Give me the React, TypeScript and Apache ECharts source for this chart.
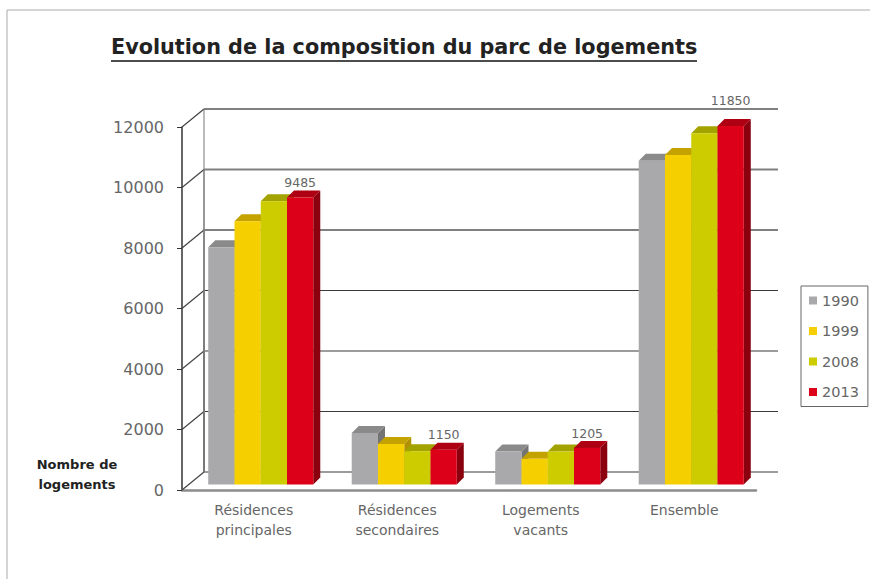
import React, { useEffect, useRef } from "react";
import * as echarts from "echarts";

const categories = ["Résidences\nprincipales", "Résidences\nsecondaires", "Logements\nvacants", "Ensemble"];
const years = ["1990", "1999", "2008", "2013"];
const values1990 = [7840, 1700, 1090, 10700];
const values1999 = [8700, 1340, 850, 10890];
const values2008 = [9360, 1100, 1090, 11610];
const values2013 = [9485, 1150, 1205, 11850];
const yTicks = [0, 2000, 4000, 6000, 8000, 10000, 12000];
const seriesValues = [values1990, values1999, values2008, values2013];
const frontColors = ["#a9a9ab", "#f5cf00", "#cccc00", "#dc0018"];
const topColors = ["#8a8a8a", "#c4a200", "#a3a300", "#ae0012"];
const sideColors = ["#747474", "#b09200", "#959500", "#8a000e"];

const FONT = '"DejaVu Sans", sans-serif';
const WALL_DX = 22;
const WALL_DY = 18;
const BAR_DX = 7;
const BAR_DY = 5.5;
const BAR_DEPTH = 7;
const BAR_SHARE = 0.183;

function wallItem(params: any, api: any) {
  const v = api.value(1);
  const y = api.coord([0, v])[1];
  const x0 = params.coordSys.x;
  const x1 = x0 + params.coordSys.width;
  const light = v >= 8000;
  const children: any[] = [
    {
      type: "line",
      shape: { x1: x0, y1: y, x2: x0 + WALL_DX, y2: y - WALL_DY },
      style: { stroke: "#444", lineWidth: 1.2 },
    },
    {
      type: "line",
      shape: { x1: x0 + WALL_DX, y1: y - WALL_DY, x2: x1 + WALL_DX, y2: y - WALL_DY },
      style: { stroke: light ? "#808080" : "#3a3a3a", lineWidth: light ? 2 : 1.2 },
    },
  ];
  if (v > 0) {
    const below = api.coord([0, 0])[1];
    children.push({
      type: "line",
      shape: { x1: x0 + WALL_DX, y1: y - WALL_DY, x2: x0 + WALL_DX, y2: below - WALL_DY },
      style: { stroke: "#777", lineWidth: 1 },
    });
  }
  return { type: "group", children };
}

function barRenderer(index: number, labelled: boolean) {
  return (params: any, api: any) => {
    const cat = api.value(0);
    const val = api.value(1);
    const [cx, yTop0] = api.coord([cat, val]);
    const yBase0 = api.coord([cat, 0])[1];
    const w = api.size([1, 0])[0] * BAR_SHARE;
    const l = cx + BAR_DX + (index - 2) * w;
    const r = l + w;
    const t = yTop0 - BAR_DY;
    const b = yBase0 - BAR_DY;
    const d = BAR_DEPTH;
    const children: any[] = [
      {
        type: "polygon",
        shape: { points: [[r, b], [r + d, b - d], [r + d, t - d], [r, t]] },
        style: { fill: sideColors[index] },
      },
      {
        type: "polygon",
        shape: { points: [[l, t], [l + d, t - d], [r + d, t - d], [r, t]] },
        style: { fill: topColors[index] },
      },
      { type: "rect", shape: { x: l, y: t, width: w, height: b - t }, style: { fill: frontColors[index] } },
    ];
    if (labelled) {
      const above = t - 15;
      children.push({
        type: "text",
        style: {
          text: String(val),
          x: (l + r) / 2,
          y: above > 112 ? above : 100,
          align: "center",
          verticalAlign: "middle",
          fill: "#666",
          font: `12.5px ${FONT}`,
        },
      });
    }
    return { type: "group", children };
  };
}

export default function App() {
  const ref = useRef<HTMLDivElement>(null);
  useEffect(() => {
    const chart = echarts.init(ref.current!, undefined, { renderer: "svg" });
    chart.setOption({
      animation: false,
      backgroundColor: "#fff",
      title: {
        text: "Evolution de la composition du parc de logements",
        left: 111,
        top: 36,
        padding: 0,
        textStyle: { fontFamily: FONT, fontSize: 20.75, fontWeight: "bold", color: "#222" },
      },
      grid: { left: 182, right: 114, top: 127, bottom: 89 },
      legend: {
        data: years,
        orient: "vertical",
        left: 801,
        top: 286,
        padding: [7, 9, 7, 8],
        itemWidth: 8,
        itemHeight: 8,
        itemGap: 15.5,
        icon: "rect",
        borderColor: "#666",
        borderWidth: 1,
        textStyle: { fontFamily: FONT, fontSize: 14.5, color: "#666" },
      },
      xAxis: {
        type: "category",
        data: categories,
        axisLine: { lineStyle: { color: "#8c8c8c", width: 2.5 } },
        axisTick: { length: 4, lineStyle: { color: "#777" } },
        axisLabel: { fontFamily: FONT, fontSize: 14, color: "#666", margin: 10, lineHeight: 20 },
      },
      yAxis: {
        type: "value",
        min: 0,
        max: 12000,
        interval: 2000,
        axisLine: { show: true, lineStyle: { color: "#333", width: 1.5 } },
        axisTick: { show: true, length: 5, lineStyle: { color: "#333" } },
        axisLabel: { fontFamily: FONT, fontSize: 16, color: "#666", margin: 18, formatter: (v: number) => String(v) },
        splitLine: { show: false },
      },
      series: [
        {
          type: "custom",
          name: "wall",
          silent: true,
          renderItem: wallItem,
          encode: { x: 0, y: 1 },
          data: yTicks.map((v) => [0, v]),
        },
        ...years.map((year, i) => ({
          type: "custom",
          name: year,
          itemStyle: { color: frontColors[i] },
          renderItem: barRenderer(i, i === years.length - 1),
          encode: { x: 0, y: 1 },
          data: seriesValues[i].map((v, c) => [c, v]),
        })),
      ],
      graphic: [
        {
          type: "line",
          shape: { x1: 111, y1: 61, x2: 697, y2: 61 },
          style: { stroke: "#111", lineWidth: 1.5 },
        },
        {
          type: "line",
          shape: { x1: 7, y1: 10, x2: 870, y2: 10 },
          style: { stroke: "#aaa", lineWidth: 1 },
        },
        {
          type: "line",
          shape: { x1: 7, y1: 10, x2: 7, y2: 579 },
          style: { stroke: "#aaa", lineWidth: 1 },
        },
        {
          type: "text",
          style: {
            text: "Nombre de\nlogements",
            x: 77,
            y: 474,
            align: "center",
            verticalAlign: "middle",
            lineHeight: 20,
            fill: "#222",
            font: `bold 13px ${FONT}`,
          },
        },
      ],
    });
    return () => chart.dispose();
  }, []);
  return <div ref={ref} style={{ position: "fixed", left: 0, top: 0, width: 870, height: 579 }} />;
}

——

■ Direction:
Up to and including the line containing "import * as", repeat every line from the start of the data, but none of the pictures.

■ Reply:
Give me the React, TypeScript and Apache ECharts source for this chart.
import React, { useEffect, useRef } from "react";
import * as echarts from "echarts";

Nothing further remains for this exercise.